In small groups (eg, groups who are working a project together), students identify gaps in their webs of knowledge.

Then, members of the original groups separate into new groups formed by representatives from each original group. Students ask questions attempting to fill in their gaps in knowledge and report back to their original groups.

Hyper-zettelkasten

Students stick all of their zettels on the walls with sticky tack or tape (be sure students initial or mark their zettels before doing this).

Then, students walk around the room and search for connections and create original ideas using those connections.

Students physically attach those zettels with string (like a conspiracy theorist would) and stick a zettel on the string explaining the connection.

To make (the pièce de résistance of zettelkastens in classrooms)

No more book reports, no more posters, no more pointless slides.

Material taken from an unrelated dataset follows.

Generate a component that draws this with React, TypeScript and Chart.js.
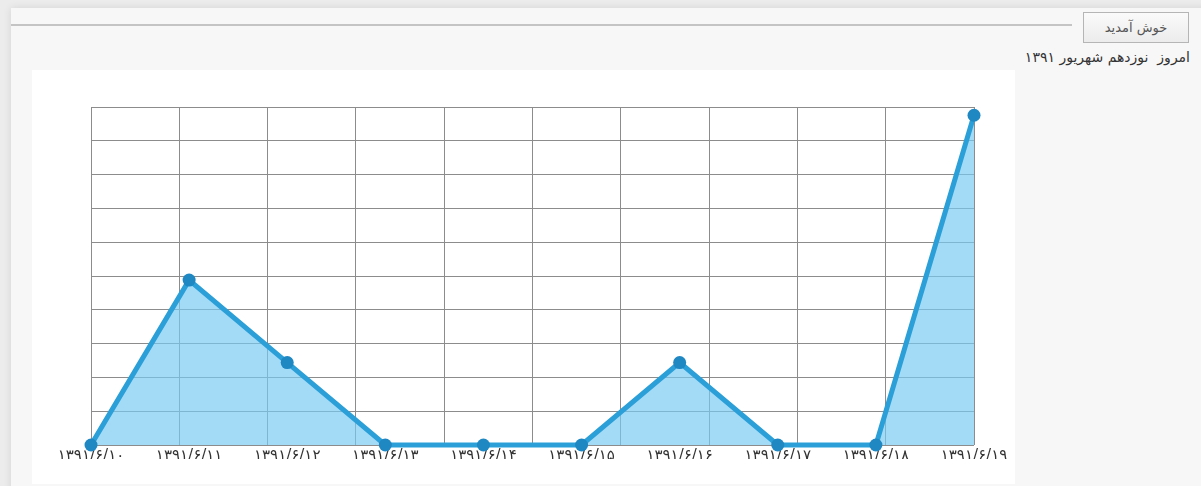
import React, { useEffect, useRef } from "react";
import { Chart, registerables } from "chart.js";

Chart.register(...registerables);

const dateLabels = [
  "۱۳۹۱/۶/۱۰",
  "۱۳۹۱/۶/۱۱",
  "۱۳۹۱/۶/۱۲",
  "۱۳۹۱/۶/۱۳",
  "۱۳۹۱/۶/۱۴",
  "۱۳۹۱/۶/۱۵",
  "۱۳۹۱/۶/۱۶",
  "۱۳۹۱/۶/۱۷",
  "۱۳۹۱/۶/۱۸",
  "۱۳۹۱/۶/۱۹",
];
const visits = [0, 2, 1, 0, 0, 0, 1, 0, 0, 4];
const yMax = 4.1;
const gridColumns = 10;

const welcomeText = "خوش آمدید";
const todayText = "امروز  نوزدهم شهریور ۱۳۹۱";

export default function App() {
  const canvasRef = useRef<HTMLCanvasElement | null>(null);

  useEffect(() => {
    const prev = document.body.style.margin;
    document.body.style.margin = "0";
    const canvas = canvasRef.current;
    if (!canvas) return;
    const points = visits.map((v, i) => ({ x: i, y: v }));
    const chart = new Chart(canvas, {
      type: "line",
      data: {
        datasets: [
          {
            data: points,
            borderColor: "#2b9fd8",
            borderWidth: 5,
            backgroundColor: "rgba(120, 200, 242, 0.68)",
            fill: "origin",
            tension: 0,
            clip: false,
            pointRadius: 6.5,
            pointHoverRadius: 6.5,
            pointBackgroundColor: "#1f87c2",
            pointBorderColor: "#1f87c2",
            pointBorderWidth: 0,
            xAxisID: "x",
            yAxisID: "y",
          },
        ],
      },
      options: {
        animation: false,
        responsive: false,
        maintainAspectRatio: false,
        layout: { padding: { left: 59, right: 41, top: 37, bottom: 25 } },
        plugins: { legend: { display: false }, tooltip: { enabled: false } },
        scales: {
          x: {
            type: "linear",
            position: "bottom",
            min: 0,
            max: dateLabels.length - 1,
            grid: { display: false },
            border: { display: false },
            ticks: {
              stepSize: 1,
              autoSkip: false,
              maxRotation: 0,
              padding: -6,
              color: "#333",
              font: { family: "DejaVu Sans", size: 15 },
              callback: (v: any) => dateLabels[Math.round(Number(v))] ?? "",
            },
          },
          x2: {
            type: "linear",
            position: "top",
            min: 0,
            max: gridColumns,
            grid: { color: "#8c8c8c", lineWidth: 1, drawTicks: false },
            border: { display: true, color: "#8c8c8c" },
            ticks: { display: false, stepSize: 1 },
          },
          y: {
            type: "linear",
            min: 0,
            max: yMax,
            grid: { color: "#8c8c8c", lineWidth: 1, drawTicks: false },
            border: { display: true, color: "#8c8c8c" },
            ticks: { display: false, count: 11 },
          },
        },
      },
    });
    return () => {
      chart.destroy();
      document.body.style.margin = prev;
    };
  }, []);

  return (
    <div
      style={{
        position: "relative",
        width: 1201,
        height: 486,
        background: "#ececec",
        overflow: "hidden",
        fontFamily: "Tahoma, 'DejaVu Sans', sans-serif",
      }}
    >
      <div
        style={{
          position: "absolute",
          left: 11,
          top: 8,
          width: 1200,
          height: 490,
          background: "#f7f7f7",
          boxShadow: "0 0 8px rgba(0,0,0,0.10)",
        }}
      />
      <div
        style={{
          position: "absolute",
          left: 11,
          top: 24,
          width: 1061,
          height: 2,
          background: "#c4c4c4",
        }}
      />
      <div
        style={{
          position: "absolute",
          left: 1083,
          top: 12,
          width: 106,
          height: 31,
          border: "1px solid #b5b5b5",
          background: "linear-gradient(#fafafa, #ececec)",
          boxSizing: "border-box",
          color: "#555",
          fontSize: 13,
          lineHeight: "29px",
          textAlign: "center",
          direction: "rtl",
        }}
      >
        {welcomeText}
      </div>
      <div
        style={{
          position: "absolute",
          right: 11,
          top: 49,
          color: "#333",
          fontSize: 14,
          direction: "rtl",
          whiteSpace: "pre",
        }}
      >
        {todayText}
      </div>
      <div
        style={{
          position: "absolute",
          left: 32,
          top: 70,
          width: 983,
          height: 414,
          background: "#ffffff",
        }}
      >
        <canvas ref={canvasRef} width={983} height={414} style={{ display: "block" }} />
      </div>
    </div>
  );
}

A good tool for thought will produce real evidence of original thought.

My students made blogs. Nothing fancy. A basic format for expressing thoughts – which is exactly what they did, and they did so very well.

Truly, the work produced was amazing. Reviewing blog posts of middle school students, one just doesn’t expect to encounter so many original observations on Shakespeare’s Sonnets or the form of the villanelle.

That is, until you give them a method to create, maintain, connect, and share those types of observations. That’s what a zettelkasten is.

Appreciating Formal Operators

It does not require expensive degrees, PD, or material to teach in a manner that is consistent with the needs of student cognitive development.

I think one way we can start to do this through using the zettelkasten as a tool for thought. Through using CCSS as a basis of what to be looking at when reading, the zettelkasten provides the how and equips students to create their own why.